# Start of Data segment

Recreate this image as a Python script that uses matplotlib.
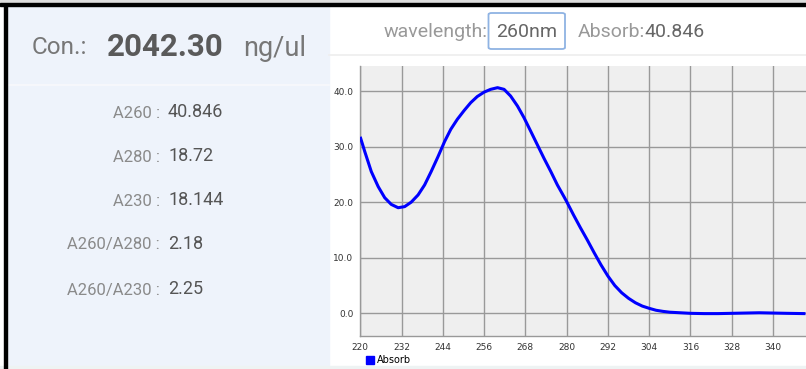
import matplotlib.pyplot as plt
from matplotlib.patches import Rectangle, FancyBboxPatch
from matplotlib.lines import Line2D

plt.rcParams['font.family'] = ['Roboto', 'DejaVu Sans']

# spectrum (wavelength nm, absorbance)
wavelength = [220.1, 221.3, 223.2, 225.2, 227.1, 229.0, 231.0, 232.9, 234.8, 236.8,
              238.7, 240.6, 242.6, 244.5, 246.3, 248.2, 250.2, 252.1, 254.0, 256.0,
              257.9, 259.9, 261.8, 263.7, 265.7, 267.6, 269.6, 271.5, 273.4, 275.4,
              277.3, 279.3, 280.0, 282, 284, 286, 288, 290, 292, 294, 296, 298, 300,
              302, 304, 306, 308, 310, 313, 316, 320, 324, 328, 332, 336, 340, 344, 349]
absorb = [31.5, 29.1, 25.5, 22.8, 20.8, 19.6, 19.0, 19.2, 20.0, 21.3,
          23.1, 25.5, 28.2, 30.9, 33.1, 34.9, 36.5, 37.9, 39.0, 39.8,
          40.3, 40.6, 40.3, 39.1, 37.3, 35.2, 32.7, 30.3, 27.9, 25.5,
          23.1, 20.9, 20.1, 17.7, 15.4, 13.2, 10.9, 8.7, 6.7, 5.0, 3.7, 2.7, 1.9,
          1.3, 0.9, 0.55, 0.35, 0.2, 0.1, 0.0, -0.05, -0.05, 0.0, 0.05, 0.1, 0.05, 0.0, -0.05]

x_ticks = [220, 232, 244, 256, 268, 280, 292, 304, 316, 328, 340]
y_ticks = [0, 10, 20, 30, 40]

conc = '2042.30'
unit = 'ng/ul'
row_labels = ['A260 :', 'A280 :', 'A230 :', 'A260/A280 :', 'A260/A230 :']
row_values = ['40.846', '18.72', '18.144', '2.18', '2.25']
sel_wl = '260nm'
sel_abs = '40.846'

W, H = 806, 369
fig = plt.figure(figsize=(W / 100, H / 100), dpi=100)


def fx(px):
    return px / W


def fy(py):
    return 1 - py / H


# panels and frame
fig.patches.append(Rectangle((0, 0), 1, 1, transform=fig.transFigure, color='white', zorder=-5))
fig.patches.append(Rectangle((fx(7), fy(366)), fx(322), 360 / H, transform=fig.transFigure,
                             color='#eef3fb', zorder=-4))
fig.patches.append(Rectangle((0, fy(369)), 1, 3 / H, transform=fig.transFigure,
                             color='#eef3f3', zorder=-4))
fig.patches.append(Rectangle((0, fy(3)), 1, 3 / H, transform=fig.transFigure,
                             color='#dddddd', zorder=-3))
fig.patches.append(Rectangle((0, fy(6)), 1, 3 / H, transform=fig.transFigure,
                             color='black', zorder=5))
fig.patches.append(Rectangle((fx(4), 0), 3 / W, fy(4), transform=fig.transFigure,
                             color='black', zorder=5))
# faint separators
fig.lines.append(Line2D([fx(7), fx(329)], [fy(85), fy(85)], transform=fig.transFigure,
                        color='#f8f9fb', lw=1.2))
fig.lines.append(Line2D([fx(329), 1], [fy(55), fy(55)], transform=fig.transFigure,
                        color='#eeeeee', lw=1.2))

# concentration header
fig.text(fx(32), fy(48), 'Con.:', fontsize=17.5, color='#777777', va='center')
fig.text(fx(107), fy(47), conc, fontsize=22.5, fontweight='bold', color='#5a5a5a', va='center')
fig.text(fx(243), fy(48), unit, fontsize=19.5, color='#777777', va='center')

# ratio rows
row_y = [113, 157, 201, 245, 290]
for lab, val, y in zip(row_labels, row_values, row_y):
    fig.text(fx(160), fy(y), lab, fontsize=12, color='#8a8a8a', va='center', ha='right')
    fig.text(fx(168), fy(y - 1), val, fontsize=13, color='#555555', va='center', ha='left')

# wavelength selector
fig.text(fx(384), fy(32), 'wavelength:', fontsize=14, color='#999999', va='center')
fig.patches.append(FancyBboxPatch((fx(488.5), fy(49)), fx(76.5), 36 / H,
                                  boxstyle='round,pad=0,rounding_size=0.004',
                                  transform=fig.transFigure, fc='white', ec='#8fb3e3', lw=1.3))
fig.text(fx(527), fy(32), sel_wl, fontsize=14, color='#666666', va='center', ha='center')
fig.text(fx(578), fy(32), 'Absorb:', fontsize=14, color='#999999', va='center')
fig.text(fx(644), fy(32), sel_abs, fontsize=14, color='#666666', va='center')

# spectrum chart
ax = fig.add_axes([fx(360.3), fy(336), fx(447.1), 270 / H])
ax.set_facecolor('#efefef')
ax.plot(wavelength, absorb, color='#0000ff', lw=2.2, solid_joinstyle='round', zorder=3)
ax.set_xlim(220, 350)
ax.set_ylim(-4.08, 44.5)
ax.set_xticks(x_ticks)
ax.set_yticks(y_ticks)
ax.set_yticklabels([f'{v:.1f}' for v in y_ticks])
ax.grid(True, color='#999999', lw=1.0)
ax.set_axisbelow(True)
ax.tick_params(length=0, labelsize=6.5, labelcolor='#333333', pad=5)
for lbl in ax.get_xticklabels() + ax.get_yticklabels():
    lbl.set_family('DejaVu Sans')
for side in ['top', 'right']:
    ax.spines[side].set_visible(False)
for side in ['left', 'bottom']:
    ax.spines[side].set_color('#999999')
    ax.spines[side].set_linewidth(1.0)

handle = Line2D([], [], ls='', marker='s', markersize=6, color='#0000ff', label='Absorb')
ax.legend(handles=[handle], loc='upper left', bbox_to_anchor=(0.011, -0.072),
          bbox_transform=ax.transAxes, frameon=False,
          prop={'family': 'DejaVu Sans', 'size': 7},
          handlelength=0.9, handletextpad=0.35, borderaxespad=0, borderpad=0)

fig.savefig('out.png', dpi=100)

# End of Data segment

» **Challenge**
Return only the lines from the start of the data through the line that contains "y_ticks = [0, 10, 20, 30, 40]", please, copying them exactly and omitting all pictures.

» **Solution**
Recreate this image as a Python script that uses matplotlib.
import matplotlib.pyplot as plt
from matplotlib.patches import Rectangle, FancyBboxPatch
from matplotlib.lines import Line2D

plt.rcParams['font.family'] = ['Roboto', 'DejaVu Sans']

# spectrum (wavelength nm, absorbance)
wavelength = [220.1, 221.3, 223.2, 225.2, 227.1, 229.0, 231.0, 232.9, 234.8, 236.8,
              238.7, 240.6, 242.6, 244.5, 246.3, 248.2, 250.2, 252.1, 254.0, 256.0,
              257.9, 259.9, 261.8, 263.7, 265.7, 267.6, 269.6, 271.5, 273.4, 275.4,
              277.3, 279.3, 280.0, 282, 284, 286, 288, 290, 292, 294, 296, 298, 300,
              302, 304, 306, 308, 310, 313, 316, 320, 324, 328, 332, 336, 340, 344, 349]
absorb = [31.5, 29.1, 25.5, 22.8, 20.8, 19.6, 19.0, 19.2, 20.0, 21.3,
          23.1, 25.5, 28.2, 30.9, 33.1, 34.9, 36.5, 37.9, 39.0, 39.8,
          40.3, 40.6, 40.3, 39.1, 37.3, 35.2, 32.7, 30.3, 27.9, 25.5,
          23.1, 20.9, 20.1, 17.7, 15.4, 13.2, 10.9, 8.7, 6.7, 5.0, 3.7, 2.7, 1.9,
          1.3, 0.9, 0.55, 0.35, 0.2, 0.1, 0.0, -0.05, -0.05, 0.0, 0.05, 0.1, 0.05, 0.0, -0.05]

x_ticks = [220, 232, 244, 256, 268, 280, 292, 304, 316, 328, 340]
y_ticks = [0, 10, 20, 30, 40]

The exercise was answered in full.